"From international bestseller and Booker Prize-nominee Siri Hustvedt comes a provocative novel about time, desire, memory and the imagination, Then tells the indelible story of a young Midwestern woman's fixation with her mysterious neighbor over the course of a threadbare year in 1970s New York" --
So there's a lot about the nature of memory, the way we unknowingly discard large amounts of information and retrospectively rewrite other experiences to suit the patterns we expect to find, and the way incidents move up and down in the scale of importance in unpredictable ways. It soon becomes clear that neither the diary nor the narrator's memory is entirely trustworthy, but as well as upsetting our preconceptions about whether it's possible to construct an authoritative version of past events, Hustvedt also has a lot of fun playing with our assumptions about how much her fictional S.H. (decoded for us variously as "Standard Hero", "Sherlock Holmes", etc.) can be identified with the author, throwing in a baffling mixture of real and fictional biographical details cunningly designed to prevent us from settling on either side of the fence.

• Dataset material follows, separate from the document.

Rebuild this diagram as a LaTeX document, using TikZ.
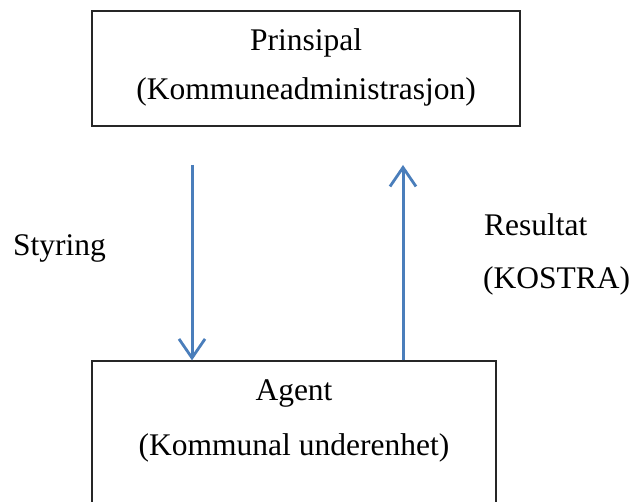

Thrown into the mixture is the narrator's encounter with the papers of the then-forgotten dadaist, Baroness Elsa von Freytag-Loringhoven (1874-1927; she's now become famous as the probable real author of the celebrated conceptual artwork Fountain previously claimed by Marcel Duchamp). The bad Baroness's ribald anger gives S.H. a kind of virtual outlet for her frustration at the dismissive way she herself is often treated by a world that doesn't really expect blonde young women to have an opinion about Wittgenstein.
And of course this is also a very engaging novel about what it's like to be a young woman setting out with high expectations into the exciting world of New York in 1978. Making friends, partying, running out of money, going hungry, getting into trouble and out of it, making up stories about strangers and then discovering that the truth is both stranger than you imagined and more banal, deciding whether to put up with casual sexism or fight back against it, and all the rest of the weird world of being 23.